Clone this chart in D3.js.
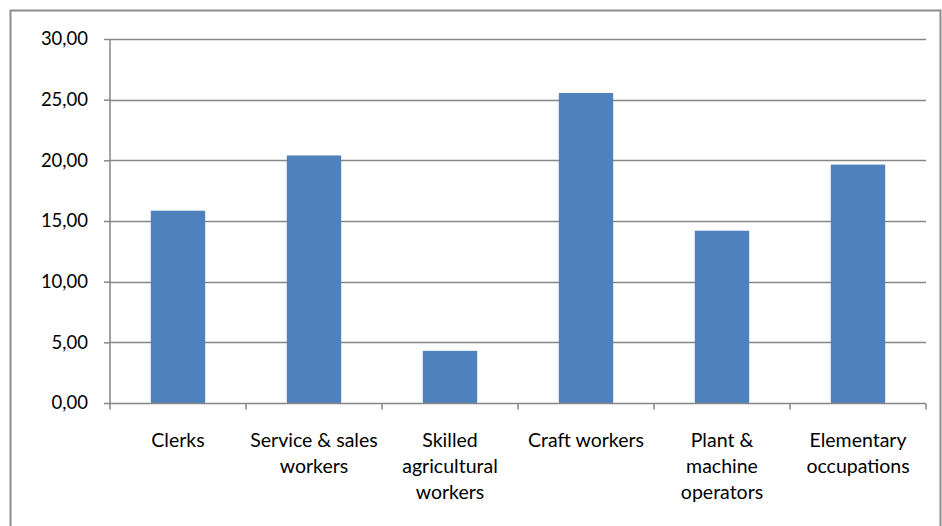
<!DOCTYPE html>
<html>
<head>
<meta charset="utf-8">
<script src="https://cdn.jsdelivr.net/npm/d3@7/dist/d3.min.js"></script>
<style>
body { margin: 0; background: #fff; }
text { font-family: Lato, "Open Sans", sans-serif; fill: #000; }
</style>
</head>
<body>
<svg id="svg"></svg>
<script>
var categories = [
	["Clerks"],
	["Service & sales", "workers"],
	["Skilled", "agricultural", "workers"],
	["Craft workers"],
	["Plant &", "machine", "operators"],
	["Elementary", "occupations"]
];
var values = [15.85, 20.4, 4.3, 25.55, 14.2, 19.65];
var yTicks = [0, 5, 10, 15, 20, 25, 30];

var width = 942, height = 526;
var margin = {top: 39, bottom: 123, right: 16, left: 110};

var svg = d3.select("#svg")
	.attr("width", width)
	.attr("height", height);

// chart frame
svg.append("rect")
	.attr("x", 10.5)
	.attr("y", 10.5)
	.attr("width", 930)
	.attr("height", 530)
	.attr("fill", "none")
	.attr("stroke", "#8c8c8c")
	.attr("stroke-width", 2);

var keys = categories.map(function(d, i) { return i; });

var x = d3.scaleBand()
	.domain(keys)
	.range([margin.left, width - margin.right])
	.paddingInner(0.6)
	.paddingOuter(0.3);

var xTickScale = d3.scaleLinear()
	.domain([0, categories.length])
	.range([margin.left, width - margin.right]);

var y = d3.scaleLinear()
	.domain([0, 30])
	.range([height - margin.bottom, margin.top]);

// gridlines
svg.append("g")
	.selectAll("line")
	.data(yTicks.slice(1))
	.enter()
	.append("line")
	.attr("x1", margin.left)
	.attr("x2", width - margin.right)
	.attr("y1", function(d) { return Math.round(y(d)) + 0.5; })
	.attr("y2", function(d) { return Math.round(y(d)) + 0.5; })
	.attr("stroke", "#868686")
	.attr("stroke-width", 1.5);

// bars
svg.append("g")
	.selectAll("rect")
	.data(values)
	.enter()
	.append("rect")
	.attr("x", function(d, i) { return x(i); })
	.attr("y", function(d) { return y(d); })
	.attr("width", x.bandwidth())
	.attr("height", function(d) { return y(0) - y(d); })
	.attr("fill", "#4f81bd");

// y axis
var yAxis = d3.axisLeft(y)
	.tickValues(yTicks)
	.tickSize(6)
	.tickPadding(16)
	.tickFormat(function(d) { return d3.format(".2f")(d).replace(".", ","); });

var ya = svg.append("g")
	.attr("transform", "translate(" + margin.left + ",0)")
	.call(yAxis);
ya.selectAll("path, line").attr("stroke", "#868686").attr("stroke-width", 1.5);
ya.select(".domain").attr("d", "M0," + y(30) + "V" + y(0));
ya.selectAll("text").attr("font-size", 18.5).attr("font-family", "Lato, sans-serif");

// x axis
var xa = svg.append("g")
	.attr("transform", "translate(0," + (Math.round(y(0)) + 0.5) + ")");
xa.append("line")
	.attr("x1", margin.left)
	.attr("x2", width - margin.right)
	.attr("stroke", "#868686")
	.attr("stroke-width", 1.5);
xa.selectAll("line.tick")
	.data(d3.range(categories.length + 1))
	.enter()
	.append("line")
	.attr("class", "tick")
	.attr("x1", function(d) { return xTickScale(d); })
	.attr("x2", function(d) { return xTickScale(d); })
	.attr("y1", 0)
	.attr("y2", 6)
	.attr("stroke", "#868686")
	.attr("stroke-width", 1.5);

var labels = xa.selectAll("text")
	.data(categories)
	.enter()
	.append("text")
	.attr("text-anchor", "middle")
	.attr("font-size", 19.5)
	.attr("transform", function(d, i) { return "translate(" + (x(i) + x.bandwidth() / 2) + ",43)"; });

labels.selectAll("tspan")
	.data(function(d) { return d; })
	.enter()
	.append("tspan")
	.attr("x", 0)
	.attr("y", function(d, i) { return i * 26; })
	.text(function(d) { return d; });
</script>
</body>
</html>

### Short problem
Return only the lines running from the top of the data to the line that holds "width - margin.right]);". Include both of those lines, but skip the pictures.

### Finished answer
Clone this chart in D3.js.
<!DOCTYPE html>
<html>
<head>
<meta charset="utf-8">
<script src="https://cdn.jsdelivr.net/npm/d3@7/dist/d3.min.js"></script>
<style>
body { margin: 0; background: #fff; }
text { font-family: Lato, "Open Sans", sans-serif; fill: #000; }
</style>
</head>
<body>
<svg id="svg"></svg>
<script>
var categories = [
	["Clerks"],
	["Service & sales", "workers"],
	["Skilled", "agricultural", "workers"],
	["Craft workers"],
	["Plant &", "machine", "operators"],
	["Elementary", "occupations"]
];
var values = [15.85, 20.4, 4.3, 25.55, 14.2, 19.65];
var yTicks = [0, 5, 10, 15, 20, 25, 30];

var width = 942, height = 526;
var margin = {top: 39, bottom: 123, right: 16, left: 110};

var svg = d3.select("#svg")
	.attr("width", width)
	.attr("height", height);

// chart frame
svg.append("rect")
	.attr("x", 10.5)
	.attr("y", 10.5)
	.attr("width", 930)
	.attr("height", 530)
	.attr("fill", "none")
	.attr("stroke", "#8c8c8c")
	.attr("stroke-width", 2);

var keys = categories.map(function(d, i) { return i; });

var x = d3.scaleBand()
	.domain(keys)
	.range([margin.left, width - margin.right])
	.paddingInner(0.6)
	.paddingOuter(0.3);

var xTickScale = d3.scaleLinear()
	.domain([0, categories.length])
	.range([margin.left, width - margin.right]);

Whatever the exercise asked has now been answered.